Optimizing QAOA circuit transpilation with parity twine and SWAP network encodings

Abstract: Mapping quantum approximate optimization algorithm (QAOA) circuits with non-trivial connectivity in fixed-layout quantum platforms such as superconducting-based quantum processing units (QPUs) requires a process of transpilation to match the quantum circuit on the given layout. This step is critical for reducing error rates when running on noisy QPUs. Two methodologies that improve the resource required to do such transpilation are the SWAP network and parity twine chains (PTC).
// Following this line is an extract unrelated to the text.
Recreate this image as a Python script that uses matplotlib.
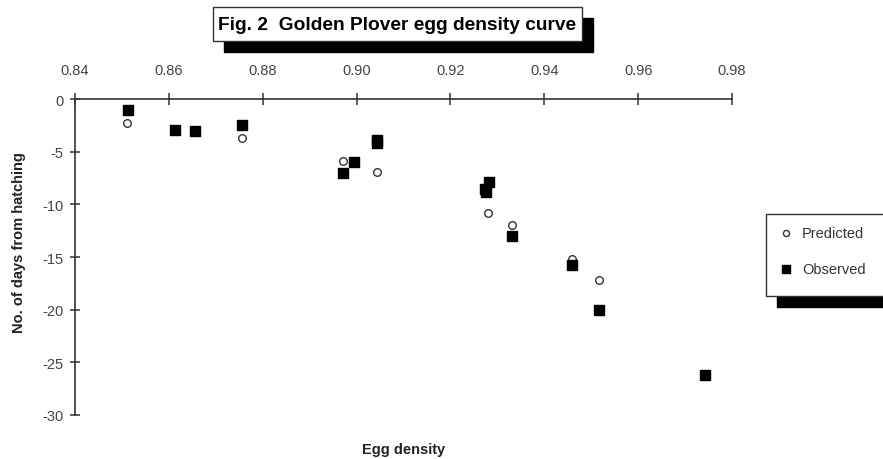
import matplotlib.pyplot as plt
from matplotlib.patches import Rectangle

plt.rcParams['font.family'] = ['Liberation Sans', 'DejaVu Sans']
plt.rcParams['axes.unicode_minus'] = False

# egg density vs days from hatching
pred_density = [0.8511, 0.8755, 0.8972, 0.9044, 0.9280, 0.9331, 0.9459, 0.9516]
pred_days = [-2.3, -3.7, -5.9, -6.9, -10.8, -12.0, -15.2, -17.2]

obs_density = [0.8513, 0.8613, 0.8655, 0.8755, 0.8972, 0.8994, 0.9044, 0.9044,
               0.9282, 0.9274, 0.9276, 0.9331, 0.9459, 0.9516, 0.9743]
obs_days = [-1.0, -2.9, -3.0, -2.5, -7.0, -6.0, -3.85, -4.15,
            -7.9, -8.5, -8.8, -13.0, -15.8, -20.0, -26.2]

x_ticks = [0.84, 0.86, 0.88, 0.90, 0.92, 0.94, 0.96, 0.98]
y_ticks = [0, -5, -10, -15, -20, -25, -30]

W, H = 883, 460
fig = plt.figure(figsize=(W / 100, H / 100), dpi=100)


def fx(x):
    return x / W


def fy(y):
    return 1 - y / H


ax = fig.add_axes([fx(75), fy(416), fx(732) - fx(75), fy(100) - fy(416)])

ax.scatter(pred_density, pred_days, marker='o', s=30, facecolors='white',
           edgecolors='#333333', linewidths=1.0, zorder=3, label='Predicted')
ax.scatter(obs_density, obs_days, marker='s', s=55, color='black',
           zorder=4, label='Observed')

ax.set_xlim(0.84, 0.98)
ax.set_ylim(-30, 0)
ax.set_xticks(x_ticks)
ax.set_xticklabels(['%.2f' % v for v in x_ticks])
ax.set_yticks(y_ticks)

for s in ['right', 'bottom']:
    ax.spines[s].set_visible(False)
for s in ['left', 'top']:
    ax.spines[s].set_linewidth(1.2)
    ax.spines[s].set_color('#333333')

ax.xaxis.tick_top()
ax.tick_params(axis='x', direction='inout', length=8, width=1.1, pad=12,
               labelsize=10.5, labelcolor='#444444', color='#333333')
ax.tick_params(axis='y', direction='inout', length=7, width=1.1, pad=5,
               labelsize=10.5, labelcolor='#444444', color='#333333')

ax.set_ylabel('No. of days from hatching', fontsize=10.5, fontweight='bold',
              color='#222222')
ax.yaxis.set_label_coords(-0.075, 0.55)
fig.text(fx(404), fy(450), 'Egg density', ha='center', va='center',
         fontsize=10.5, fontweight='bold', color='#222222')

# title box with drop shadow
fig.patches.append(Rectangle((fx(224), fy(53)), fx(369), fy(0) - fy(34),
                             transform=fig.transFigure, color='black', zorder=1))
fig.patches.append(Rectangle((fx(213), fy(42)), fx(369), fy(0) - fy(34),
                             transform=fig.transFigure, facecolor='white',
                             edgecolor='#333333', linewidth=1.0, zorder=2))
fig.text(fx(397), fy(25), 'Fig. 2  Golden Plover egg density curve',
         ha='center', va='center', fontsize=13.8, fontweight='bold', zorder=3)

# legend box with drop shadow
fig.patches.append(Rectangle((fx(777), fy(308)), fx(130), fy(0) - fy(82),
                             transform=fig.transFigure, color='black', zorder=1))
fig.patches.append(Rectangle((fx(766), fy(297)), fx(130), fy(0) - fy(82),
                             transform=fig.transFigure, facecolor='white',
                             edgecolor='#333333', linewidth=1.0, zorder=2))
handles, labels = ax.get_legend_handles_labels()
leg = fig.legend(handles, labels, loc='center left',
                 bbox_to_anchor=(fx(767), fy(252)), frameon=False,
                 fontsize=10.5, handlelength=0.8, handletextpad=0.7,
                 labelspacing=1.5, markerscale=0.8)
leg.set_zorder(5)
for t in leg.get_texts():
    t.set_color('#333333')

fig.savefig('out.png', dpi=100)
These approaches reduce the two-qubit gate count and depth needed to represent fully connected circuits. In this work, a simulated annealing-based method is introduced that reduces the PTC and SWAP network encoding requirements in QAOA circuits with non-fully connected two-qubit gates. This method is benchmarked against various transpilers and demonstrates that, beyond specific connectivity thresholds, it achieves significant reductions in both two-qubit gate count and circuit depth, surpassing the performance of Qiskit transpiler at its highest optimization level. For example, for a 120-qubit QAOA instance with 25% connectivity, our method achieves an 85% reduction in depth and a 28% reduction in two-qubit gates. Finally, the practical impact of PTC encoding is validated by benchmarking QAOA on the ibm_fez device, showing improved performance up to 20 qubits, compared to a 15-qubit limit when using SWAP networks.